In Lower Myanmar, the last few months of 2023 have been a mixed bag for both sides. On one hand, the SAC continued to be extremely effective in uprooting urban resistance in Yangon and Naypyidaw. This is the continuance of the trend from the past year or so, where military intelligence has been extremely successful in sniffing out urban cells of local, independent, anti-junta guerilla groups — infiltrating these groups, and leading precise raids to capture or kill leaders of these groups. As this has happened, and with little help or coordination possible for the moment from the NUG due to logistical concerns, fighting and attacks in Yangon and Naypyidaw have died down slightly as these guerilla groups retreat to the countryside to form their bases. Additionally, Pyusawhti militias have been loosed on these cities — essentially leading to pro-junta mobs rampaging any anti-junta militias in the area. Nevertheless, Naypyidaw and Yangon remain heavily militarized with constant police/military checkpoints and patrols.

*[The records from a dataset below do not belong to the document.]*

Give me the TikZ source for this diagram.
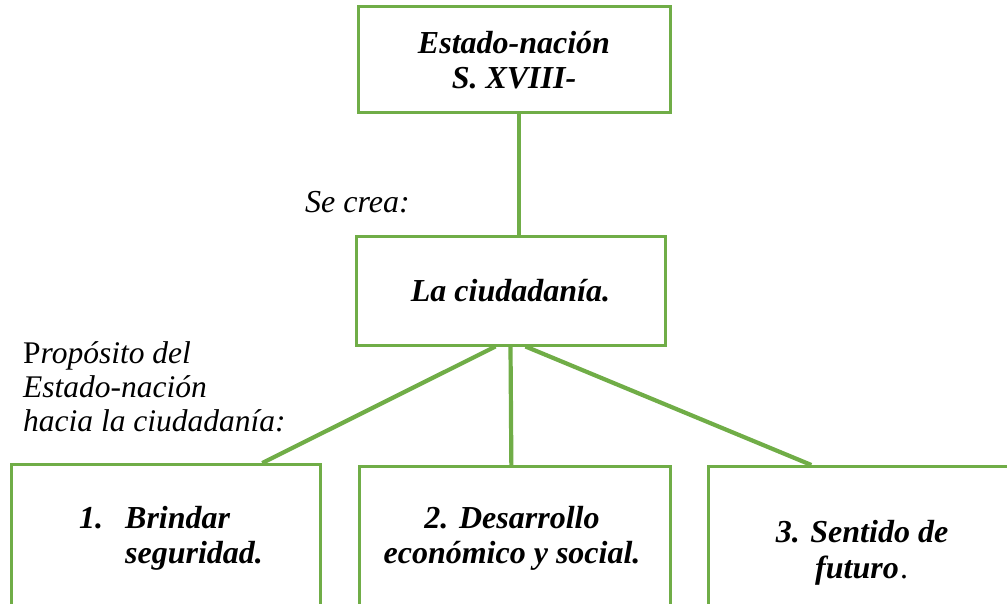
\documentclass[tikz,border=0pt]{standalone}
\usepackage{fontspec}
\setmainfont{Liberation Serif}
\usepackage{xcolor}
\usetikzlibrary{positioning, calc}
\definecolor{egreen}{HTML}{70AD47}
\newcommand{\mapfont}{\fontsize{32}{35}\selectfont}
\tikzset{
  framebox/.style={draw=egreen, line width=3pt, fill=white, align=center,
                   font=\mapfont\bfseries\itshape, inner sep=0pt},
  lowbox/.style={draw=egreen, line width=3pt, anchor=north, minimum height=300pt},
  lowtext/.style={font=\mapfont\bfseries\itshape, inner sep=0pt, anchor=north},
  note/.style={font=\mapfont\itshape, inner sep=0pt, align=left},
  link/.style={draw=egreen, line width=4.2pt},
}

\begin{document}
\begin{tikzpicture}[x=1pt, y=-1pt]

  \useasboundingbox (0,0) rectangle (1007,604);

  % upper boxes
  \node[framebox, minimum width=312pt, minimum height=106pt] (estado) at (514,60)
    {Estado-nación\\S. XVIII-};
  \node[framebox, minimum width=309pt, minimum height=108pt] (ciudad) at (510.5,291)
    {La ciudadanía.};

  \node[note, anchor=base west] (crea) at (305,213) {Se crea:};
  \node[note, anchor=north west, font=\fontsize{31.5}{34}\selectfont\itshape] (prop) at (23,341)
    {{\upshape P}ropósito del\\Estado-nación\\hacia la ciudadanía:};

  % lower boxes, cut off by the page
  \node[lowbox, minimum width=309pt] (seg) at (165.5,463) {};
  \node[lowbox, minimum width=311pt] (desa) at (514.5,465) {};
  \node[lowbox, minimum width=310pt] (fut) at (863,465) {};

  \node[lowtext, anchor=north west, align=left] (segtxt) at (79,506)
    {\makebox[46pt][l]{1.}Brindar\\\hspace*{46pt}seguridad.};
  \node[lowtext, align=center] (desatxt) at (512,506)
    {2. Desarrollo\\económico y social.};
  \node[lowtext, align=center, font=\fontsize{32}{36}\selectfont\bfseries\itshape] (futtxt) at (862,520)
    {3. Sentido de\\futuro{\mdseries\kern2pt.}};

  % connectors
  \draw[link] ([xshift=5pt]estado.south) -- ([xshift=5pt]estado.south |- ciudad.north);
  \draw[link] ([xshift=-15pt]ciudad.south) -- ($(seg.north west)!0.81!(seg.north east)$);
  \draw[link] (ciudad.south) -- ($(desa.north west)!0.49!(desa.north east)$);
  \draw[link] ([xshift=15pt]ciudad.south) -- ($(fut.north west)!0.335!(fut.north east)$);

\end{tikzpicture}
\end{document}
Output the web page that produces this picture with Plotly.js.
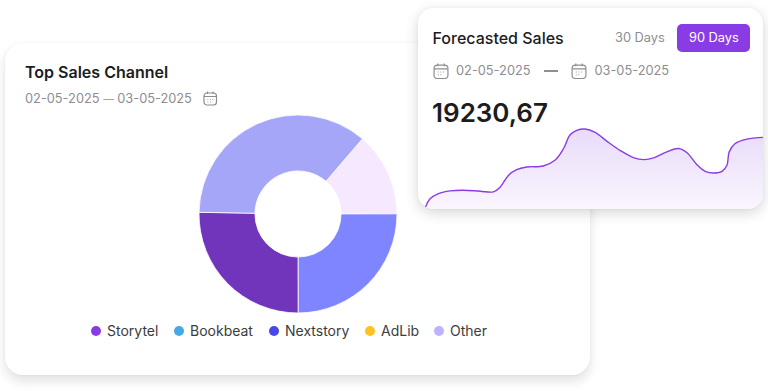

SAC success in the urban areas is contrasted sharply with the non-urban fighting along the Sittaung River in Bago Region. Fighting along the river centers around four key logistical chokepoints — two highways, one railroad, and the river itself, all of which connect the economic hub of Yangon to the SAC’s political capital in Naypyidaw. Local PDFs, as well as the KNU, have been fighting over this area for months now — contesting the “old” highway, the railroad, and the river; but the “new” highway, located further west of the river and closer to the regime-controlled Karen Hills, remained uncontested. This has changed slightly. Along the old highway, the railroad, and the river, fighting is constant and heavier than before; any convoys seeking to travel between Yangon and Naypyidaw are forced to be accompanied by heavy military escort and a constant air presence above. Constant ambushes have done a number on the Tatmadaw’s logistics — hurting not only Naypyidaw, but also the war effort in the Northeast and Northwest. In recent months, the new highway has been the subject of a number of prominent raids and ambushes so far from PDFs, causing the Tatmadaw to slightly panic — although the efficacy of these raids has been mitigated by the overwhelming air power the Tatmadaw wields in the region. PDFs have begun to build rudimentary operating bases in the Karen Hills, with the goal of seriously threatening the new highway, and have secretly opened talks with the UWSA regarding the transfer of MANPADS equipment to dampen the Tatmadaw’s ironclad control over the transport corridor from the air.